The effect is not dramatic or sudden. It unfolds slowly through the persistent force of gravity. The results point to a steady, subtle influence rather than a dominant one. Earth's climate, the study suggests, might be less stable without Mars exactly where it is today.
How Mars Nudges Earth's Orbit
The simulations show Mars acts as a constant gravitational presence. It gently nudges Earth's orbital behavior over millions of years. These nudges do not rewrite Earth's fundamental climate. Instead, they shape its timing. Certain long-term cycles stretch or compress depending on how Mars behaves.
When researchers removed Mars entirely from their models, some of these cycles faded. Others changed their rhythm significantly. The effect is subtle enough to be missed in short historical records. It becomes clearer only when viewed across geological timescales.
The Importance of Slow Orbital Cycles
Earth's climate responds to gradual changes in its orbit and rotation. These changes affect how sunlight reaches the planet's surface. Over long periods, they help pace the coming and going of ice ages and warmer intervals.
The study focuses on several of these cycles, often grouped under the term Milankovitch cycles. Some are driven by Earth's axial tilt. Others depend on the shape of its orbit or how that orbit shifts in space. Mars does not control these cycles, but it appears to influence their structure. The simulations indicate certain patterns only emerge when Mars is present with roughly its current mass.
Earth's Tilt and Martian Influence
One key area of interest is Earth's axial tilt, known as obliquity. This tilt gives our planet its seasons and plays a crucial role in long-term climate balance. According to the simulations, Mars helps keep Earth's tilt from drifting too far.
When Mars is made lighter or removed from the model, Earth's tilt varies more widely. Over immense stretches of time, that wider range could translate into stronger climate swings. The study does not claim this would end life on Earth. It suggests, however, that climatic conditions would be harder to predict and potentially less stable.
What the Simulations Changed
The research team adjusted Mars's mass across a wide range. They tested scenarios from zero mass to many times its current size. They did not change Earth's own parameters. Instead, they carefully watched how Earth's orbital features responded.
The models tracked critical variables like orbital eccentricity, axial tilt, and orbital orientation. Some climate pacing signals remained largely unchanged, especially those strongly linked to Jupiter's gravity. Others shifted noticeably as Mars's mass changed. The results point to a system of sensitivity rather than outright fragility. Earth's climate cycles bend more than they break under this influence.
Jupiter's Role Remains Central
Jupiter's massive size and powerful gravity continue to anchor many of the solar system's strongest orbital cycles. The new study firmly confirms this. Some of Earth's fundamental climate rhythms stay remarkably stable regardless of what happens to Mars.
Where Mars seems to matter is in the finer details. Medium-scale cycles, the ones that shape variability within broader climate patterns, respond clearly to its presence. This suggests long-term climate stability is not just about having a giant planet nearby. The precise spacing and mass of smaller neighboring planets also play a significant part.

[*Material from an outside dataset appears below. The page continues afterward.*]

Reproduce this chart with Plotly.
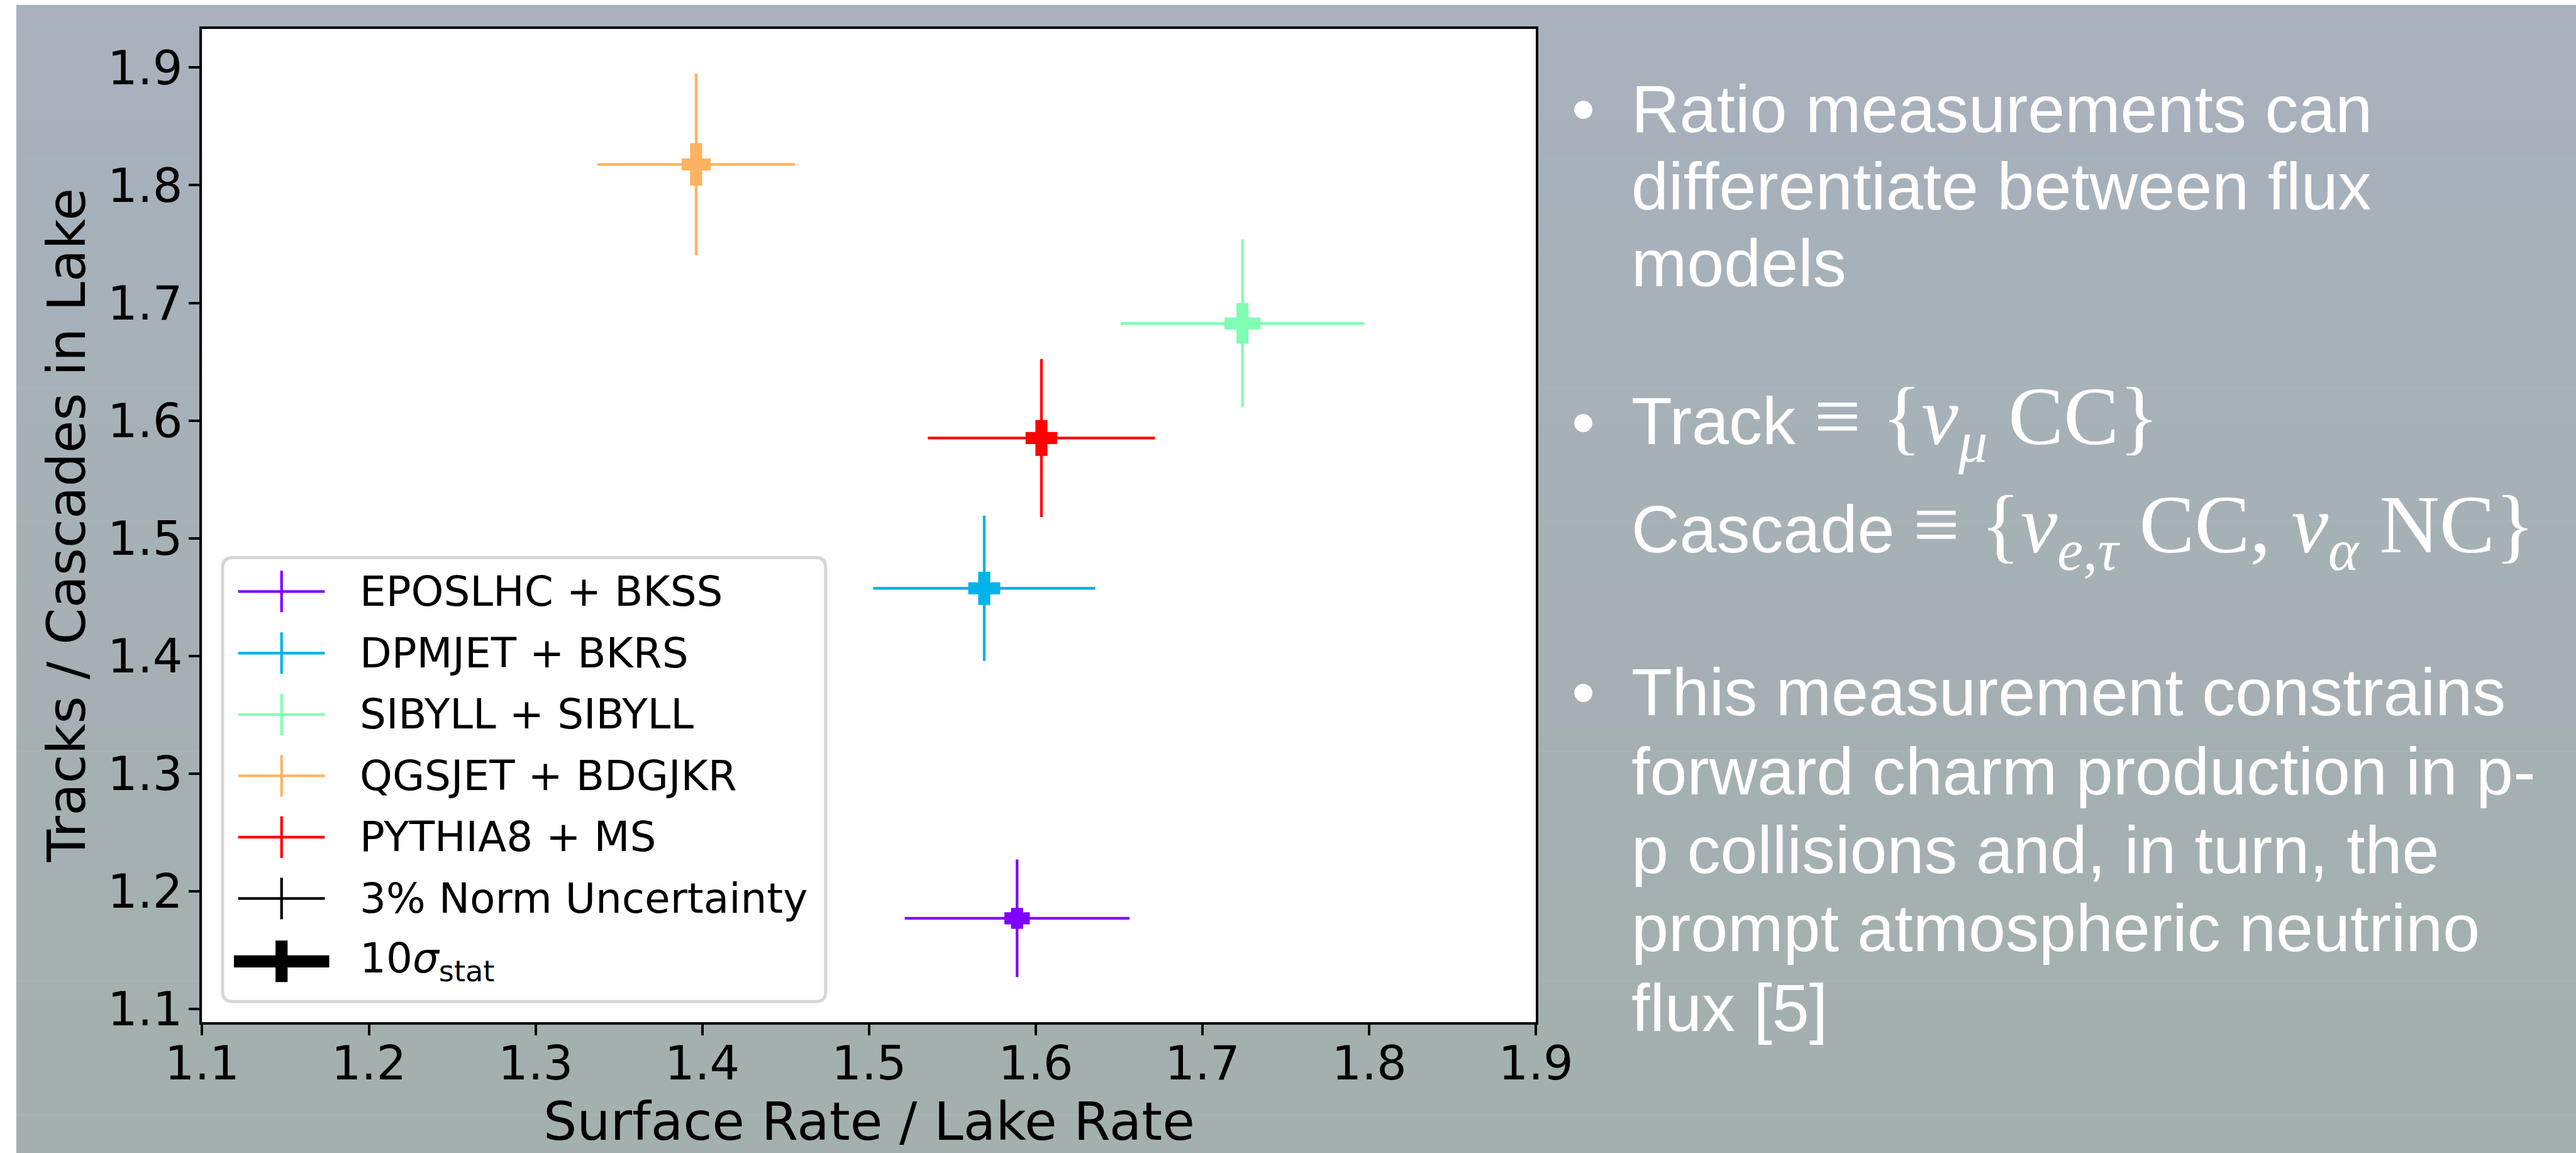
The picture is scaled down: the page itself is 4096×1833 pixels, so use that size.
import plotly.graph_objects as go

W, H = 4096, 1833

# ---------------- data ----------------
models = ["EPOSLHC + BKSS", "DPMJET + BKRS", "SIBYLL + SIBYLL", "QGSJET + BDGJKR", "PYTHIA8 + MS"]
colors = ["#8000FF", "#01B3EB", "#80FEB3", "#FFB360", "#FF0000"]
surface_over_lake = [1.5888, 1.5691, 1.7240, 1.3963, 1.6034]
tracks_over_cascades = [1.1771, 1.4575, 1.6825, 1.8176, 1.5852]
norm_err_x = [0.0674, 0.0666, 0.0731, 0.0593, 0.0681]
norm_err_y = [0.0499, 0.0617, 0.0714, 0.0772, 0.0671]
stat_err_x = [0.0076, 0.0096, 0.0108, 0.0087, 0.0095]
stat_err_y = [0.0089, 0.0141, 0.0173, 0.0181, 0.0152]
extra_legend = ["3% Norm Uncertainty", "10<i>σ</i><sub>stat</sub>"]
x_ticks = [1.1, 1.2, 1.3, 1.4, 1.5, 1.6, 1.7, 1.8, 1.9]
y_ticks = [1.1, 1.2, 1.3, 1.4, 1.5, 1.6, 1.7, 1.8, 1.9]
x_range = [1.1, 1.9]
y_range = [1.0888, 1.933]

SERIF = "<span style='font-family:Liberation Serif;font-size:132px'>"
bullet_lines = [
    ["Ratio measurements can", "differentiate between flux", "models"],
    ["Track " + SERIF + "≡ {<i>ν</i><sub><i>μ</i></sub> CC}</span>",
     "Cascade " + SERIF + "≡ {<i>ν</i><sub><i>e</i>,<i>τ</i></sub> CC, <i>ν</i><sub><i>α</i></sub> NC}</span>"],
    ["This measurement constrains", "forward charm production in p-", "p collisions and, in turn, the",
     "prompt atmospheric neutrino", "flux [5]"],
]

# ---------------- styling / layout constants ----------------
FONT = "DejaVu Sans"
THIN = 4.3
THICK = 19.2
px = lambda v: v / W
py = lambda v: 1 - v / H

plot_l, plot_r, plot_t, plot_b = 321.4, 2442.2, 45.5, 1625.2

fig = go.Figure()

for i, m in enumerate(models):
    fig.add_trace(go.Scatter(
        x=[surface_over_lake[i]], y=[tracks_over_cascades[i]], mode="markers",
        marker=dict(size=1, color="rgba(0,0,0,0)"),
        error_x=dict(type="data", array=[norm_err_x[i]], color=colors[i], thickness=THIN, width=0),
        error_y=dict(type="data", array=[norm_err_y[i]], color=colors[i], thickness=THIN, width=0),
        name=m, showlegend=False, hoverinfo="skip"))
for i, m in enumerate(models):
    fig.add_trace(go.Scatter(
        x=[surface_over_lake[i]], y=[tracks_over_cascades[i]], mode="markers",
        marker=dict(size=1, color="rgba(0,0,0,0)"),
        error_x=dict(type="data", array=[stat_err_x[i]], color=colors[i], thickness=THICK, width=0),
        error_y=dict(type="data", array=[stat_err_y[i]], color=colors[i], thickness=THICK, width=0),
        name=m + " stat", showlegend=False, hoverinfo="skip"))

shapes = []
# slide background: vertical gradient
top_c = (168, 177, 189)
bot_c = (164, 176, 174)
nb = 60
y_top_bg = 7.8
for k in range(nb):
    t = (k + 0.5) / nb
    c = tuple(round(top_c[j] + (bot_c[j] - top_c[j]) * t) for j in range(3))
    y0 = y_top_bg + (H - y_top_bg) * k / nb
    y1 = y_top_bg + (H - y_top_bg) * (k + 1) / nb + 0.6
    shapes.append(dict(type="rect", xref="paper", yref="paper", x0=px(26), x1=1.0,
                       y0=py(min(y1, H)), y1=py(y0), fillcolor="rgb(%d,%d,%d)" % c,
                       line=dict(width=0), layer="below"))
# plot area white
shapes.append(dict(type="rect", xref="x domain", yref="y domain", x0=0, x1=1, y0=0, y1=1,
                   fillcolor="white", line=dict(width=0), layer="below"))

# legend frame
lx0, lx1, ly0, ly1, r = 353.9, 1312.8, 886.5, 1592.3, 16
path = (f"M {px(lx0 + r)},{py(ly0)} L {px(lx1 - r)},{py(ly0)} Q {px(lx1)},{py(ly0)} {px(lx1)},{py(ly0 + r)} "
        f"L {px(lx1)},{py(ly1 - r)} Q {px(lx1)},{py(ly1)} {px(lx1 - r)},{py(ly1)} "
        f"L {px(lx0 + r)},{py(ly1)} Q {px(lx0)},{py(ly1)} {px(lx0)},{py(ly1 - r)} "
        f"L {px(lx0)},{py(ly0 + r)} Q {px(lx0)},{py(ly0)} {px(lx0 + r)},{py(ly0)} Z")
shapes.append(dict(type="path", xref="paper", yref="paper", path=path, fillcolor="white",
                   line=dict(color="#D6D6D6", width=5), layer="above"))

rows = [940.3, 1038.3, 1135.9, 1233.4, 1330.9, 1428.4, 1528.3]
labels = models + extra_legend
handle_colors = colors + ["black", "black"]
annotations = []
for k, (lab, col, yr) in enumerate(zip(labels, handle_colors, rows)):
    thick = k == len(labels) - 1
    hx0, hx1 = (372.0, 523.5) if thick else (378.7, 516.4)
    wdt = THICK if thick else THIN
    cx = 447.7
    shapes.append(dict(type="line", xref="paper", yref="paper", x0=px(hx0), x1=px(hx1),
                       y0=py(yr), y1=py(yr), line=dict(color=col, width=wdt), layer="above"))
    shapes.append(dict(type="line", xref="paper", yref="paper", x0=px(cx), x1=px(cx),
                       y0=py(yr - 33), y1=py(yr + 33), line=dict(color=col, width=wdt), layer="above"))
    annotations.append(dict(text=lab, xref="paper", yref="paper", x=px(570.4), y=py(yr),
                            xanchor="left", yanchor="middle", showarrow=False,
                            font=dict(family=FONT, size=66, color="black")))

# axis titles
annotations.append(dict(text="Surface Rate / Lake Rate", xref="paper", yref="paper",
                        x=px((plot_l + plot_r) / 2), y=py(1783), xanchor="center", yanchor="middle",
                        showarrow=False, font=dict(family=FONT, size=84, color="black")))
annotations.append(dict(text="Tracks / Cascades in Lake", xref="paper", yref="paper", textangle=-90,
                        x=px(106), y=py((plot_t + plot_b) / 2), xanchor="center", yanchor="middle",
                        showarrow=False, font=dict(family=FONT, size=84, color="black")))

# right-hand bullet text
TFONT = "Liberation Sans"
TSIZE = 106
line_y = [[172.5, 295.6, 418.0], [671.0, 843.0], [1100.0, 1226.0, 1351.0, 1475.0, 1602.0]]
for lines, ys in zip(bullet_lines, line_y):
    annotations.append(dict(text="•", xref="paper", yref="paper", x=px(2497), y=py(ys[0]),
                            xanchor="left", yanchor="middle", showarrow=False,
                            font=dict(family=TFONT, size=TSIZE, color="white")))
    for txt, yy in zip(lines, ys):
        annotations.append(dict(text=txt, xref="paper", yref="paper", x=px(2592), y=py(yy),
                                xanchor="left", yanchor="middle", showarrow=False,
                                font=dict(family=TFONT, size=TSIZE, color="white")))

axis_common = dict(ticks="outside", ticklen=17, tickwidth=4, tickcolor="black",
                   showline=True, linecolor="black", linewidth=4, mirror=True,
                   showgrid=False, zeroline=False, automargin=False,
                   tickfont=dict(family=FONT, size=75, color="black"))

fig.update_layout(
    width=W, height=H, autosize=False,
    margin=dict(l=0, r=0, t=0, b=0, pad=0),
    paper_bgcolor="white", plot_bgcolor="white",
    showlegend=False,
    xaxis=dict(range=x_range, tickvals=x_ticks, ticktext=[f"{v:.1f}" for v in x_ticks],
               domain=[px(plot_l), px(plot_r)], ticklabelstandoff=-20, **axis_common),
    yaxis=dict(range=y_range, tickvals=y_ticks, ticktext=[f"{v:.1f}" for v in y_ticks],
               domain=[py(plot_b), py(plot_t)], ticklabelstandoff=-5, **axis_common),
    shapes=shapes, annotations=annotations,
)

fig.write_html("out.html", config={"displayModeBar": False},
               post_script="document.body.style.margin='0';document.body.style.overflow='hidden';")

Implications for Other Planets
These findings extend far beyond our own solar system. Astronomers searching for habitable exoplanets often focus primarily on a planet's distance from its star, the so-called "Goldilocks zone." This study points to another critical factor.
A planet may sit in a comfortable temperature zone and still experience extreme long-term climate swings. A nearby Mars-like planet could help smooth out those swings through gravitational interaction. Without such a planetary partner, a world might remain theoretically habitable but practically unstable over geological time. The study offers a new way to contemplate these complex dynamics, rather than providing a simple checklist for habitability.
Limitations and Future Directions
The authors are careful to note the limits of their work. In these simulations, only Mars's mass was varied. Other factors, such as its orbital distance or axial tilt, were left unchanged. Furthermore, detailed climate models were not directly coupled to the orbital simulations.
As a result, the study does not present a complete, final picture. It successfully isolates one specific influence—Martian gravity—and traces its subtle effects. That influence appears real and measurable, but it is not presented as decisive.
Reframing Our Red Neighbor
Mars is often discussed as a future destination for human exploration or a world that might have once harbored life. This research frames it differently. It presents Mars as a silent, steady participant within a larger celestial system.
The influence it exerts is profoundly slow and entirely indirect. It does not announce itself with dramatic events. Over millions of years, however, it seems to shape the very background against which Earth's climate story plays out. This role is easy to overlook. The study leaves it there for consideration, without pressing the point further, inviting us to see our planetary neighbor in a new, gravitational light.